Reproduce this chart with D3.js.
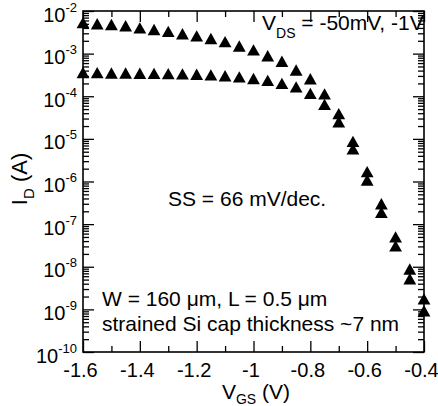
<!DOCTYPE html>
<html><head><meta charset="utf-8">
<script src="https://cdn.jsdelivr.net/npm/d3@7"></script>
<style>
body{margin:0;background:#fff}
svg text{font-family:"Liberation Sans",Arial,sans-serif;fill:#000}
</style>
</head><body>
<svg id="c" width="438" height="406"></svg>
<script>
// ---- data ----
const vgs = [-1.6,-1.55,-1.5,-1.45,-1.4,-1.35,-1.3,-1.25,-1.2,-1.15,-1.1,-1.05,-1.0,-0.95,-0.9,-0.85,-0.8,-0.75,-0.7,-0.65,-0.6,-0.55,-0.5,-0.45,-0.4];
const idVds1V = [5.3e-3,5.0e-3,4.8e-3,4.5e-3,4.0e-3,3.65e-3,3.3e-3,2.9e-3,2.6e-3,2.25e-3,1.9e-3,1.5e-3,1.22e-3,8.9e-4,6.6e-4,4.1e-4,2.55e-4,1.13e-4,3.9e-5,8.7e-6,1.7e-6,3.0e-7,5.0e-8,8.8e-9,1.75e-9];
const idVds50mV = [3.6e-4,3.56e-4,3.5e-4,3.5e-4,3.45e-4,3.42e-4,3.38e-4,3.33e-4,3.27e-4,3.15e-4,3.02e-4,2.83e-4,2.6e-4,2.35e-4,1.99e-4,1.65e-4,1.16e-4,6.4e-5,2.5e-5,5.8e-6,1.08e-6,1.88e-7,3.07e-8,5.2e-9,9.2e-10];
const xTickValues = [-1.6,-1.4,-1.2,-1.0,-0.8,-0.6,-0.4];
const xTickLabels = ["-1.6","-1.4","-1.2","-1","-0.8","-0.6","-0.4"];
const xMinorTicks = [-1.5,-1.3,-1.1,-0.9,-0.7,-0.5];
const yDecadeExponents = [-10,-9,-8,-7,-6,-5,-4,-3,-2];

// ---- layout ----
const svg = d3.select("#c");
const L = 83, R = 424, T = 11, B = 352;
const x = d3.scaleLinear().domain([-1.6,-0.4]).range([L,R]);
const y = d3.scaleLog().domain([1e-10,1e-2]).range([B,T]);

const allY = y.ticks();
const majorY = allY.filter(v => Math.abs(Math.log10(v) - Math.round(Math.log10(v))) < 1e-9);
const minorY = allY.filter(v => !majorY.includes(v));

function styleAxis(g){
  g.select(".domain").remove();
  g.selectAll("line").attr("stroke","#000").attr("stroke-width",1.3);
}
// bottom
svg.append("g").attr("transform",`translate(0,${B})`)
  .call(d3.axisBottom(x).tickValues(xTickValues).tickSizeInner(-11).tickSizeOuter(0).tickPadding(6)
    .tickFormat((d,i)=>xTickLabels[i]))
  .call(styleAxis)
  .call(g=>g.selectAll("text").attr("font-size",20).attr("dx",-3).attr("dy","0.95em"));
svg.append("g").attr("transform",`translate(0,${B})`)
  .call(d3.axisBottom(x).tickValues(xMinorTicks).tickSizeInner(-6).tickSizeOuter(0).tickFormat(""))
  .call(styleAxis);
// top
svg.append("g").attr("transform",`translate(0,${T})`)
  .call(d3.axisTop(x).tickValues(xTickValues).tickSizeInner(-11).tickSizeOuter(0).tickFormat(""))
  .call(styleAxis);
svg.append("g").attr("transform",`translate(0,${T})`)
  .call(d3.axisTop(x).tickValues(xMinorTicks).tickSizeInner(-6).tickSizeOuter(0).tickFormat(""))
  .call(styleAxis);
// left / right
[[d3.axisLeft,L],[d3.axisRight,R]].forEach(([ax,pos])=>{
  svg.append("g").attr("transform",`translate(${pos},0)`)
    .call(ax(y).tickValues(majorY).tickSizeInner(-11).tickSizeOuter(0).tickFormat(""))
    .call(styleAxis);
  svg.append("g").attr("transform",`translate(${pos},0)`)
    .call(ax(y).tickValues(minorY).tickSizeInner(-6).tickSizeOuter(0).tickFormat(""))
    .call(styleAxis);
});
// y labels
const yl = svg.append("g").selectAll("text").data(yDecadeExponents).join("text")
  .attr("x",77).attr("y",d=>y(Math.pow(10,d))+10.5)
  .attr("text-anchor","end").attr("font-size",20);
yl.append("tspan").text("10");
yl.append("tspan").attr("dy",-10).attr("font-size",13).text(d=>String(d));

// frame
svg.append("rect").attr("x",L).attr("y",T).attr("width",R-L).attr("height",B-T)
  .attr("fill","none").attr("stroke","#000").attr("stroke-width",1.6);

// markers
const tri = "M0,-5.8L6.4,5.6L-6.4,5.6Z";
[idVds50mV, idVds1V].forEach(series=>{
  svg.append("g").selectAll("path").data(series).join("path")
    .attr("d",tri)
    .attr("transform",(d,i)=>`translate(${x(vgs[i])},${y(d)})`)
    .attr("fill","#000");
});

// annotations
const vds = svg.append("text").attr("x",262).attr("y",30).attr("font-size",21);
vds.append("tspan").text("V");
vds.append("tspan").attr("dy",8).attr("font-size",14).text("DS");
vds.append("tspan").attr("dy",-8).text(" = -50mV, -1V");

svg.append("text").attr("x",168).attr("y",206).attr("font-size",21).text("SS = 66 mV/dec.");
svg.append("text").attr("x",102).attr("y",306).attr("font-size",21).text("W = 160 \u03bcm, L = 0.5 \u03bcm");
svg.append("text").attr("x",102).attr("y",331).attr("font-size",21).text("strained Si cap thickness ~7 nm");

// axis titles
const xt = svg.append("text").attr("x",256).attr("y",399).attr("text-anchor","middle").attr("font-size",21);
xt.append("tspan").text("V");
xt.append("tspan").attr("dy",5).attr("font-size",14).text("GS");
xt.append("tspan").attr("dy",-5).text(" (V)");

const ytl = svg.append("text").attr("transform","translate(27,179) rotate(-90)").attr("text-anchor","middle").attr("font-size",22);
ytl.append("tspan").text("I");
ytl.append("tspan").attr("dy",7).attr("font-size",15).text("D");
ytl.append("tspan").attr("dy",-7).text(" (A)");
</script>
</body></html>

▬▬▬

Your objective — Give all the lines above again, character for character, without pictures.

Output for this task —
Reproduce this chart with D3.js.
<!DOCTYPE html>
<html><head><meta charset="utf-8">
<script src="https://cdn.jsdelivr.net/npm/d3@7"></script>
<style>
body{margin:0;background:#fff}
svg text{font-family:"Liberation Sans",Arial,sans-serif;fill:#000}
</style>
</head><body>
<svg id="c" width="438" height="406"></svg>
<script>
// ---- data ----
const vgs = [-1.6,-1.55,-1.5,-1.45,-1.4,-1.35,-1.3,-1.25,-1.2,-1.15,-1.1,-1.05,-1.0,-0.95,-0.9,-0.85,-0.8,-0.75,-0.7,-0.65,-0.6,-0.55,-0.5,-0.45,-0.4];
const idVds1V = [5.3e-3,5.0e-3,4.8e-3,4.5e-3,4.0e-3,3.65e-3,3.3e-3,2.9e-3,2.6e-3,2.25e-3,1.9e-3,1.5e-3,1.22e-3,8.9e-4,6.6e-4,4.1e-4,2.55e-4,1.13e-4,3.9e-5,8.7e-6,1.7e-6,3.0e-7,5.0e-8,8.8e-9,1.75e-9];
const idVds50mV = [3.6e-4,3.56e-4,3.5e-4,3.5e-4,3.45e-4,3.42e-4,3.38e-4,3.33e-4,3.27e-4,3.15e-4,3.02e-4,2.83e-4,2.6e-4,2.35e-4,1.99e-4,1.65e-4,1.16e-4,6.4e-5,2.5e-5,5.8e-6,1.08e-6,1.88e-7,3.07e-8,5.2e-9,9.2e-10];
const xTickValues = [-1.6,-1.4,-1.2,-1.0,-0.8,-0.6,-0.4];
const xTickLabels = ["-1.6","-1.4","-1.2","-1","-0.8","-0.6","-0.4"];
const xMinorTicks = [-1.5,-1.3,-1.1,-0.9,-0.7,-0.5];
const yDecadeExponents = [-10,-9,-8,-7,-6,-5,-4,-3,-2];

// ---- layout ----
const svg = d3.select("#c");
const L = 83, R = 424, T = 11, B = 352;
const x = d3.scaleLinear().domain([-1.6,-0.4]).range([L,R]);
const y = d3.scaleLog().domain([1e-10,1e-2]).range([B,T]);

const allY = y.ticks();
const majorY = allY.filter(v => Math.abs(Math.log10(v) - Math.round(Math.log10(v))) < 1e-9);
const minorY = allY.filter(v => !majorY.includes(v));

function styleAxis(g){
  g.select(".domain").remove();
  g.selectAll("line").attr("stroke","#000").attr("stroke-width",1.3);
}
// bottom
svg.append("g").attr("transform",`translate(0,${B})`)
  .call(d3.axisBottom(x).tickValues(xTickValues).tickSizeInner(-11).tickSizeOuter(0).tickPadding(6)
    .tickFormat((d,i)=>xTickLabels[i]))
  .call(styleAxis)
  .call(g=>g.selectAll("text").attr("font-size",20).attr("dx",-3).attr("dy","0.95em"));
svg.append("g").attr("transform",`translate(0,${B})`)
  .call(d3.axisBottom(x).tickValues(xMinorTicks).tickSizeInner(-6).tickSizeOuter(0).tickFormat(""))
  .call(styleAxis);
// top
svg.append("g").attr("transform",`translate(0,${T})`)
  .call(d3.axisTop(x).tickValues(xTickValues).tickSizeInner(-11).tickSizeOuter(0).tickFormat(""))
  .call(styleAxis);
svg.append("g").attr("transform",`translate(0,${T})`)
  .call(d3.axisTop(x).tickValues(xMinorTicks).tickSizeInner(-6).tickSizeOuter(0).tickFormat(""))
  .call(styleAxis);
// left / right
[[d3.axisLeft,L],[d3.axisRight,R]].forEach(([ax,pos])=>{
  svg.append("g").attr("transform",`translate(${pos},0)`)
    .call(ax(y).tickValues(majorY).tickSizeInner(-11).tickSizeOuter(0).tickFormat(""))
    .call(styleAxis);
  svg.append("g").attr("transform",`translate(${pos},0)`)
    .call(ax(y).tickValues(minorY).tickSizeInner(-6).tickSizeOuter(0).tickFormat(""))
    .call(styleAxis);
});
// y labels
const yl = svg.append("g").selectAll("text").data(yDecadeExponents).join("text")
  .attr("x",77).attr("y",d=>y(Math.pow(10,d))+10.5)
  .attr("text-anchor","end").attr("font-size",20);
yl.append("tspan").text("10");
yl.append("tspan").attr("dy",-10).attr("font-size",13).text(d=>String(d));

// frame
svg.append("rect").attr("x",L).attr("y",T).attr("width",R-L).attr("height",B-T)
  .attr("fill","none").attr("stroke","#000").attr("stroke-width",1.6);

// markers
const tri = "M0,-5.8L6.4,5.6L-6.4,5.6Z";
[idVds50mV, idVds1V].forEach(series=>{
  svg.append("g").selectAll("path").data(series).join("path")
    .attr("d",tri)
    .attr("transform",(d,i)=>`translate(${x(vgs[i])},${y(d)})`)
    .attr("fill","#000");
});

// annotations
const vds = svg.append("text").attr("x",262).attr("y",30).attr("font-size",21);
vds.append("tspan").text("V");
vds.append("tspan").attr("dy",8).attr("font-size",14).text("DS");
vds.append("tspan").attr("dy",-8).text(" = -50mV, -1V");

svg.append("text").attr("x",168).attr("y",206).attr("font-size",21).text("SS = 66 mV/dec.");
svg.append("text").attr("x",102).attr("y",306).attr("font-size",21).text("W = 160 \u03bcm, L = 0.5 \u03bcm");
svg.append("text").attr("x",102).attr("y",331).attr("font-size",21).text("strained Si cap thickness ~7 nm");

// axis titles
const xt = svg.append("text").attr("x",256).attr("y",399).attr("text-anchor","middle").attr("font-size",21);
xt.append("tspan").text("V");
xt.append("tspan").attr("dy",5).attr("font-size",14).text("GS");
xt.append("tspan").attr("dy",-5).text(" (V)");

const ytl = svg.append("text").attr("transform","translate(27,179) rotate(-90)").attr("text-anchor","middle").attr("font-size",22);
ytl.append("tspan").text("I");
ytl.append("tspan").attr("dy",7).attr("font-size",15).text("D");
ytl.append("tspan").attr("dy",-7).text(" (A)");
</script>
</body></html>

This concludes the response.